▶ _TASK TO COMPLETE_
Starting at the first line of the listing below, retype each line up to and including the one that contains "ax.spines['bottom'].set_zorder(5)". Leave pictures out.

▶ _RECORDED DATA_
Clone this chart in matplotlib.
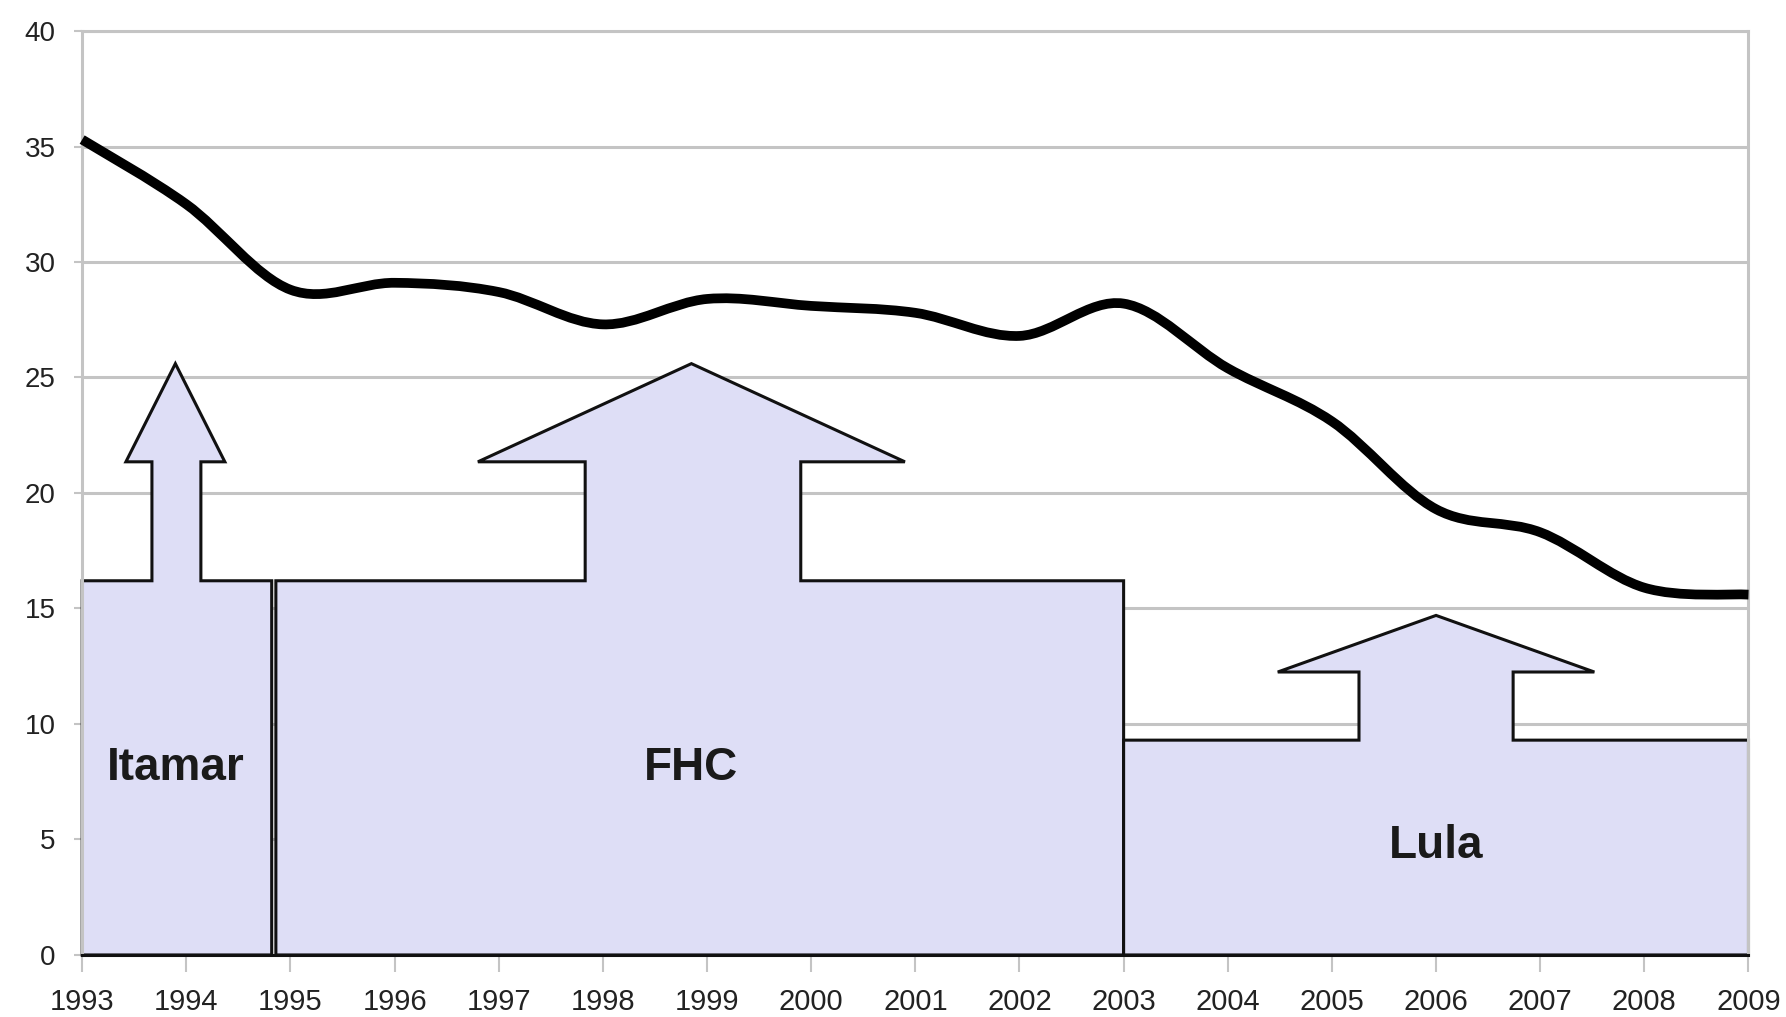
import matplotlib
matplotlib.use('Agg')
import matplotlib.pyplot as plt
from matplotlib.patches import Polygon, PathPatch
from matplotlib.path import Path

# data
years = list(range(1993, 2010))
values = [35.3, 32.5, 28.8, 29.1, 28.7, 27.3, 28.4, 28.1, 27.8,
          26.8, 28.2, 25.4, 23.1, 19.3, 18.3, 15.9, 15.6]

terms = ['Itamar', 'FHC', 'Lula']
term_start = [1993.0, 1994.86, 2003.0]
term_end = [1994.82, 2003.0, 2009.0]
box_top = [16.2, 16.2, 9.3]
shaft_left = [1993.67, 1997.83, 2005.26]
shaft_right = [1994.14, 1999.9, 2006.74]
head_left = [1993.42, 1996.8, 2004.48]
head_right = [1994.37, 2000.9, 2007.52]
head_base = [21.35, 21.35, 12.25]
head_tip = [25.6, 25.6, 14.7]
label_y = [8.1, 8.1, 4.7]

fill_color = '#dedef6'
grid_color = '#c4c4c4'

fig = plt.figure(figsize=(17.86, 10.17), dpi=100)
ax = fig.add_axes([0.046, 0.061, 0.933, 0.9085])

ax.set_xlim(1993, 2009)
ax.set_ylim(0, 40)
ax.set_yticks(range(0, 41, 5))
ax.set_xticks(years)
ax.yaxis.grid(True, color=grid_color, linewidth=2.2)
ax.set_axisbelow(True)

for s in ax.spines.values():
    s.set_color(grid_color)
    s.set_linewidth(2.2)
ax.spines['bottom'].set_color('#111111')
ax.spines['bottom'].set_zorder(5)

for i in range(len(terms)):
    x0, x1, h = term_start[i], term_end[i], box_top[i]
    tip_x = (head_left[i] + head_right[i]) / 2
    pts = [(x0, 0), (x0, h), (shaft_left[i], h), (shaft_left[i], head_base[i]),
           (head_left[i], head_base[i]), (tip_x, head_tip[i]),
           (head_right[i], head_base[i]), (shaft_right[i], head_base[i]),
           (shaft_right[i], h), (x1, h), (x1, 0)]
    ax.add_patch(Polygon(pts, closed=True, facecolor=fill_color,
                         edgecolor='#111111', linewidth=2.2, zorder=2,
                         joinstyle='miter', clip_on=False))
    ax.text(tip_x, label_y[i], terms[i], ha='center', va='center',
            fontsize=33, fontweight='bold', color='#1a1a1a',
            family=['Liberation Sans', 'DejaVu Sans'], zorder=3)

# smoothed line like the spreadsheet's "smooth line" option (Bezier through the points)
verts = [(years[0], values[0])]
codes = [Path.MOVETO]
n = len(years)
for k in range(n - 1):
    p0 = (years[max(k - 1, 0)], values[max(k - 1, 0)])
    p1 = (years[k], values[k])
    p2 = (years[k + 1], values[k + 1])
    p3 = (years[min(k + 2, n - 1)], values[min(k + 2, n - 1)])
    c1 = (p1[0] + (p2[0] - p0[0]) / 6, p1[1] + (p2[1] - p0[1]) / 6)
    c2 = (p2[0] - (p3[0] - p1[0]) / 6, p2[1] - (p3[1] - p1[1]) / 6)
    verts += [c1, c2, p2]
    codes += [Path.CURVE4] * 3
ax.add_patch(PathPatch(Path(verts, codes), facecolor='none', edgecolor='black',
                       linewidth=7, joinstyle='round', capstyle='butt',
                       zorder=4, clip_on=False))

ax.tick_params(axis='y', direction='out', length=6, width=1.5, color=grid_color,
               labelsize=20, labelcolor='#222222', pad=13)
ax.tick_params(axis='x', direction='out', length=12, width=1.5, color=grid_color,
               labelsize=21, labelcolor='#222222', pad=12)
for lab in ax.get_xticklabels() + ax.get_yticklabels():
    lab.set_family(['Liberation Sans', 'DejaVu Sans'])

fig.savefig('out.png', dpi=100, facecolor='white')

▶ _SOLUTION FOR THIS EXERCISE_
Clone this chart in matplotlib.
import matplotlib
matplotlib.use('Agg')
import matplotlib.pyplot as plt
from matplotlib.patches import Polygon, PathPatch
from matplotlib.path import Path

# data
years = list(range(1993, 2010))
values = [35.3, 32.5, 28.8, 29.1, 28.7, 27.3, 28.4, 28.1, 27.8,
          26.8, 28.2, 25.4, 23.1, 19.3, 18.3, 15.9, 15.6]

terms = ['Itamar', 'FHC', 'Lula']
term_start = [1993.0, 1994.86, 2003.0]
term_end = [1994.82, 2003.0, 2009.0]
box_top = [16.2, 16.2, 9.3]
shaft_left = [1993.67, 1997.83, 2005.26]
shaft_right = [1994.14, 1999.9, 2006.74]
head_left = [1993.42, 1996.8, 2004.48]
head_right = [1994.37, 2000.9, 2007.52]
head_base = [21.35, 21.35, 12.25]
head_tip = [25.6, 25.6, 14.7]
label_y = [8.1, 8.1, 4.7]

fill_color = '#dedef6'
grid_color = '#c4c4c4'

fig = plt.figure(figsize=(17.86, 10.17), dpi=100)
ax = fig.add_axes([0.046, 0.061, 0.933, 0.9085])

ax.set_xlim(1993, 2009)
ax.set_ylim(0, 40)
ax.set_yticks(range(0, 41, 5))
ax.set_xticks(years)
ax.yaxis.grid(True, color=grid_color, linewidth=2.2)
ax.set_axisbelow(True)

for s in ax.spines.values():
    s.set_color(grid_color)
    s.set_linewidth(2.2)
ax.spines['bottom'].set_color('#111111')
ax.spines['bottom'].set_zorder(5)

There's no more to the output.